Invincible

I believe my child is invincible. There is someone up there watching over him.

Sitting in the chair next to his hospital bed, I can only think of Tommy.

As a parent, seeing your child like this, the person you’ve raised, cared for, loved like no other can love, the you that you wish you could be, it’s just about the worst thing you can wish on a person.

It’s that feeling you get when he takes a hard fall off his bike. It’s the splitting wind that escapes as your stomach plummets while he lies on the football field after a tackle. It’s God’s fist clenched around your windpipe until he walks out of the doctor’s office with nothing more than stitches.

The police called me at 7 a.m. We were at the scene at 7:09 a.m.

The sirens spun silently in the parking lot outside the bank where Tommy worked. Three officers stood in front of the caution tape. Behind them, the glow of the ambulance’s interior spilled onto the pavement like a milky rain, the light glistening solemnly as it struck the mist. Nearby, the morning dew had collected itself on the windshield of Tommy’s Mustang.

I was there when he bought it.

“Mr. Chabberty,” Tommy spoke plainly at the dealership. I think his mother taught him that. “Now, I can see you’ve had this vehicle on this lot for more than a month now, and I’m not gonna be swindled into thinking that $3,950 is the best you can do.”

“Tommy. You don’t understand -” Chabberty began. I listened from the hood of my truck.

“Look Mr. Chabberty, I know Hillfield Motors has this same car down the street and to the left, and I know he’d love to sell it to the quarterback of our team with a big, fat spoiler on it that says Hillfield Motors.”

“Well -”

“But I’m not at Hillfield Motors am I? No. I want to do business with you. So let’s make a friend Chabberty. Tell me $3,950 is the best you can do.”

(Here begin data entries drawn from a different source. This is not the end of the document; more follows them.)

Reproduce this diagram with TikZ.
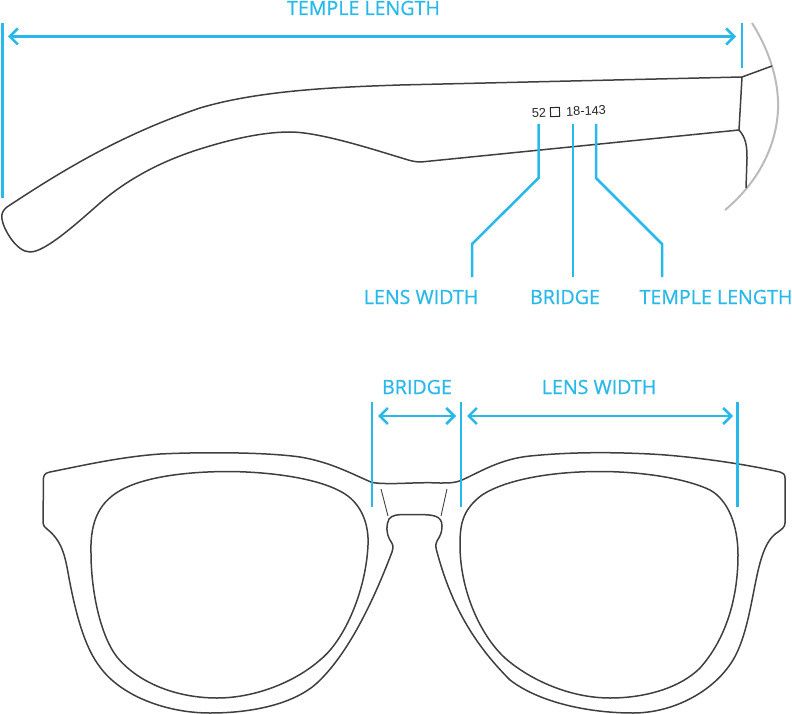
\documentclass[tikz,border=0pt]{standalone}
\usepackage{fontspec}
\setmainfont{Open Sans}[FakeBold=0.7]
\newfontfamily\stampfont{Liberation Sans}
\usetikzlibrary{arrows.meta}
\definecolor{dimblue}{HTML}{29B8EA}
\definecolor{framegray}{HTML}{3F3F3F}
\definecolor{headgray}{HTML}{BBBBBB}
\tikzset{
	dimline/.style={dimblue, line width=2.5pt},
	dimarrow/.style={dimline, {Straight Barb[length=8pt, width=16pt]}-{Straight Barb[length=8pt, width=16pt]}},
	dimlabel/.style={dimblue, font=\fontsize{19.6}{22}\selectfont, inner sep=0pt},
	outline/.style={framegray, line width=1.5pt, line join=round},
	thinline/.style={framegray, line width=.9pt},
	stamp/.style={black!85, font=\stampfont\fontsize{12.8}{14}\selectfont, inner sep=0pt, rotate=2.5}
}
\begin{document}
\begin{tikzpicture}[x=1pt, y=-1pt]
	\useasboundingbox (0, 0) rectangle (792, 714);

	\draw[headgray, line width=2pt] (752, 23) .. controls (772, 55) and (779, 85) .. (778, 110) .. controls (776, 150) and (755, 185) .. (725, 210);

	\draw[outline] (742, 77) -- (400, 85) .. controls (340, 87) and (260, 90) .. (200, 108) .. controls (120, 135) and (60, 172) .. (7, 207) .. controls (3, 210) and (1, 214) .. (2, 219) .. controls (3, 228) and (16, 252) .. (30, 252) .. controls (45, 252) and (75, 225) .. (100, 203) .. controls (130, 177) and (165, 160) .. (200, 149) .. controls (235, 138) and (265, 132) .. (290, 132) .. controls (320, 132) and (375, 150) .. (405, 159) .. controls (411, 161) and (416, 162) .. (421, 162) -- (739, 130);
	\draw[outline] (742, 77) -- (739, 130);
	\draw[outline] (742, 77) -- (772, 66);
	\draw[outline] (739, 130) .. controls (746, 138) and (747, 146) .. (747, 158) -- (746, 188);

	\draw[outline] (372, 482.5) .. controls (350, 473) and (330, 462) .. (300, 457) .. controls (265, 452) and (200, 452) .. (160, 454) .. controls (120, 457) and (85, 465) .. (50, 472) .. controls (46, 473) and (44, 474) .. (43.5, 478) -- (43, 523) .. controls (43, 526) and (45, 527) .. (47, 529) .. controls (62, 541) and (65, 555) .. (69, 578) .. controls (76, 615) and (85, 648) .. (100, 667) .. controls (120, 695) and (165, 713) .. (210, 713) .. controls (255, 713) and (295, 703) .. (317, 683) .. controls (345, 657) and (370, 610) .. (392, 552) .. controls (394, 546) and (393, 545) .. (390, 540) .. controls (386, 533) and (386, 525) .. (389, 519) .. controls (392, 515) and (398, 514.5) .. (405, 514.5) -- (421, 514.5) .. controls (432, 515) and (442, 515) .. (442, 526) .. controls (442, 533) and (440, 536) .. (437, 541) .. controls (435, 545) and (436, 548) .. (437, 552) .. controls (450, 600) and (470, 640) .. (510, 680) .. controls (540, 703) and (590, 713) .. (633, 713) .. controls (675, 713) and (715, 690) .. (733, 660) .. controls (745, 640) and (750, 610) .. (755, 585) .. controls (760, 560) and (765, 540) .. (778, 532) .. controls (782, 529) and (785, 527) .. (785, 523) -- (785, 478) .. controls (785, 474) and (783, 473) .. (780, 472) .. controls (745, 464) and (690, 456) .. (650, 454) .. controls (610, 452) and (570, 452) .. (530, 456) .. controls (500, 459) and (480, 472) .. (462, 480) .. controls (455, 483) and (450, 483) .. (440, 483) .. controls (420, 482) and (400, 484) .. (385, 483.5) .. controls (380, 483.5) and (376, 483) .. (372, 482.5) -- cycle;
	\draw[outline] (230, 471.5) .. controls (270, 472) and (320, 478) .. (345, 494) .. controls (362, 505) and (369, 525) .. (368, 545) .. controls (366, 590) and (345, 640) .. (320, 660) .. controls (295, 682) and (255, 698) .. (217, 698) .. controls (180, 698) and (140, 685) .. (117, 657) .. controls (100, 635) and (91, 590) .. (91, 553) .. controls (90, 520) and (100, 500) .. (125, 488) .. controls (150, 476) and (190, 471.5) .. (230, 471.5) -- cycle;
	\draw[outline] (600, 471.5) .. controls (640, 471.5) and (685, 478) .. (710, 490) .. controls (728, 500) and (738, 525) .. (738, 555) .. controls (738, 600) and (725, 640) .. (700, 668) .. controls (680, 688) and (645, 698) .. (610, 698) .. controls (570, 698) and (530, 680) .. (505, 658) .. controls (480, 635) and (460, 590) .. (460, 545) .. controls (460, 525) and (462, 510) .. (482, 495) .. controls (505, 480) and (550, 471.5) .. (600, 471.5) -- cycle;
	\draw[thinline] (381, 489) -- (388, 516);
	\draw[thinline] (447, 489) -- (441, 516);

	\node[stamp] (size52) at (539, 113) {52};
	\node[draw=black!85, line width=1pt, minimum size=9pt, inner sep=0pt, rotate=2.5] (sizebox) at (555, 112) {};
	\node[stamp] (size18) at (586, 111) {18-143};

	\node[dimlabel] (toplength) at (363.5, 8) {TEMPLE LENGTH};
	\node[dimlabel] (stemwidth) at (421, 297) {LENS WIDTH};
	\node[dimlabel] (stembridge) at (565, 297) {BRIDGE};
	\node[dimlabel] (stemlength) at (716, 297) {TEMPLE LENGTH};
	\node[dimlabel] (frontbridge) at (417, 387) {BRIDGE};
	\node[dimlabel] (frontwidth) at (599, 387) {LENS WIDTH};

	\coordinate (a1) at (2.5, 23);
	\coordinate (a2) at (2.5, 198);
	\coordinate (b1) at (742, 23);
	\coordinate (b2) at (742, 68);
	\coordinate (c1) at (8, 36.5);
	\coordinate (c2) at (736, 36.5);
	\draw[dimline] (a1) -- (a2);
	\draw[dimline] (b1) -- (b2);
	\draw[dimarrow] (c1) -- (c2);

	\coordinate (d1) at (538.5, 124);
	\coordinate (d2) at (538.5, 178);
	\coordinate (d3) at (472, 244);
	\coordinate (d4) at (472, 277);
	\draw[dimline] (d1) -- (d2) -- (d3) -- (d4);
	\coordinate (e1) at (573, 124);
	\coordinate (e2) at (573, 277);
	\draw[dimline] (e1) -- (e2);
	\coordinate (f1) at (596, 124);
	\coordinate (f2) at (596, 178);
	\coordinate (f3) at (662, 244);
	\coordinate (f4) at (662, 277);
	\draw[dimline] (f1) -- (f2) -- (f3) -- (f4);

	\coordinate (g1) at (372, 402);
	\coordinate (g2) at (372, 507);
	\coordinate (h1) at (461, 402);
	\coordinate (h2) at (461, 507);
	\coordinate (i1) at (737.5, 402);
	\coordinate (i2) at (737.5, 507);
	\draw[dimline] (g1) -- (g2);
	\draw[dimline] (h1) -- (h2);
	\draw[dimline] (i1) -- (i2);
	\coordinate (j1) at (378, 416);
	\coordinate (j2) at (456, 416);
	\coordinate (k1) at (467, 416);
	\coordinate (k2) at (733, 416);
	\draw[dimarrow] (j1) -- (j2);
	\draw[dimarrow] (k1) -- (k2);
\end{tikzpicture}
\end{document}
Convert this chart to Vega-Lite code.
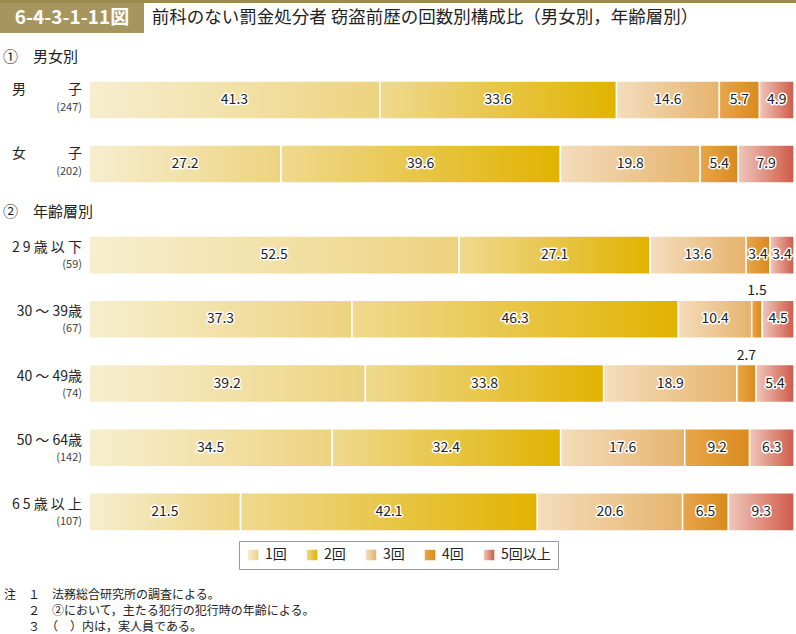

His mother taught him this.

“Well, when you put it like that. How about we call it at $3,900 and I give you a Chabberty Dealership spoiler on the house?”

“Mr. Chabberty -”

Tommy holds out just a little longer. I like to think I taught him that.

“You’ve got yourself a deal.” Tommy smiled brightly — the same bright smile that you saw even when he was missing five of his baby teeth. “I knew I could make a friend outta you. I can’t wait to tell my friends what a good guy you are.”

My wife was through the tape first. I stopped to talk to the police officer at the scene. I don’t remember what he said. I just couldn’t bring myself to see it.

My child was invincible.

The news tribune called my son a hero. Tommy had thrown himself over the counter at the gunman and saved ten people in the lobby of the bank that morning.

6:58 a.m. That’s the official time of Tommy’s death.

I’m sitting in the chair next to my son’s hospital bed when the doctor tells my wife that the car crash would have been worse if he wasn’t wearing a seatbelt.

Miles holds on for a little longer. His older brother taught him that.

I believe my child is invincible. There is someone up there watching over him.